Александр Костинский: А что, он сам не может поставить?



Константин Куксин: Я тоже спрашивал: «А ты что, сам не можешь?». На самом деле, нет, нельзя. Все связано с традициями, с обычаями. Чум – это женская территория, поэтому мужчина не должен ставить чум.



Александр Костинский: То есть такая традиционная культура в полном смысле, да?



Константин Куксин: Именно традиционная. И на самом деле это очень важно, что это сохраняется.



Александр Костинский: И проблема в том, что мальчики уходят в тундру, девочек нет, и фактически уменьшается численность населения.



Константин Куксин: Является демографической проблемой. Ну, хотя не такой большой процент разницы между мальчиками и девочками, все-таки много ребят, молодежи (и мальчишек тоже) остается в поселках.


А если брать традиционную иерархию кочевников Севера, то оленеводы – это самая престижная профессия, белая кость, потом идут промысловики. Если ты по какой-то причине не можешь пасти оленей, то ты становишься промысловиком – ставишь капканы либо ловишь рыбу – эта категория чуть ниже. И совсем уж неуважаемые люди – это те, кто живет в поселках. Потому что на самом деле в поселках и спиваются, и превращаются люди...



Александр Костинский: А сами кочевники не пьют, да?



Константин Куксин: Обычно то, кто ведет традиционный образ жизни, они не пьют. Потому что в тундре часто это смерти подобно.



Александр Костинский: И что тогда делать с образованием? Детей-то образовывать надо. Ведь нельзя же говорить о том, что для того, чтобы сохранить традиционную культуру, дети не должны получать образование. Это же неразумно, неправильно.



Константин Куксин: Совершенно верно. И вот такая дилемма все время имеет место быть. Я бывал в нескольких интернатах на Севере, где учатся дети оленеводов. Это интернат в поселке Аксарка, недалеко от Салехарда, столицы Ямало-Ненецкого автономного округа, и интернат в поселке Белоярск, это немножко подальше, тундре, и туда мы добирались осенью без дорог. И вообще проблема в том, что поселки на Севере где-то четыре-пять месяцев в году вообще отрезаны от цивилизации, только воздушное сообщение.



Александр Костинский: Дорого, да?



Константин Куксин: Не то что дорого, а погода... Вертолет же не полетит в пургу. И вот так получилось, что я девять дней ждал рейсового вертолета. Ну, санитарные рейсы как-то пробиваются – спасибо пилотам – прилетают. А рейсовый вертолет нужно ждать еще долго. То есть дорог нет, транспорта нет... И это тоже проблема. Ну, как бы косвенная проблема, но она, конечно, влияет на образование.

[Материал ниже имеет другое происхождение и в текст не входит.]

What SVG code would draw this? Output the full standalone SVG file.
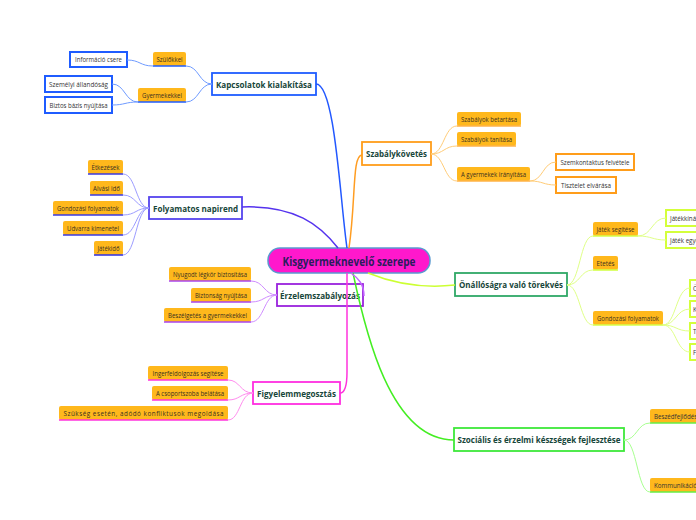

И вот расскажу про интернаты. В интернатах, конечно же, работают очень хорошие люди – директоры интернатов-школ, учителя – замечательные педагоги, специалисты, прекрасные люди. Они понимают проблему. И они как-то пытаются облегчить жизнь детей.



Александр Костинский: А что это значит – облегчить жизнь? Что, дети без удовольствия едут в эти интернаты из тундры?



Константин Куксин: Вот даже если вспомнить детство – в детском саду оставляли на пятидневку, когда ты не видишь маму и папу пять дней. И это уже трагедия для ребенка. А представьте, что на 10 месяцев малыша...



Александр Костинский: 7-летний ребенок, да?



Константин Куксин: ...7-летнего ребеночка, который не говорит по-русски, знает только свой язык – ненецкий, хантыйский, и его забирают в совершенно другую культуру, он живет среди чужих людей – и это, конечно, трагедия, это психологическая проблема для ребенка. Очень трудно он привыкает. Раньше часто бывало, что убегали дети в тундру, их находили буквально случайно. Потому что опасно, а особенно зимой, убежать в тундру ребенку.



Александр Костинский: Пытались убежать домой, к родителям, да?



Константин Куксин: Да, убегали.



Александр Костинский: А как их вообще собирают? Это что, централизованное мероприятие?



Константин Куксин: Конечно. Есть так называемые школьные вертолеты, школьные рейсы, и в конце августа – начале сентября вертолет летает по кочевьям и собирает детей. И вот часто бывает, что дети услышат вертолет и убегают, прячутся в тундре, чтобы их не нашли и не забрали в школу.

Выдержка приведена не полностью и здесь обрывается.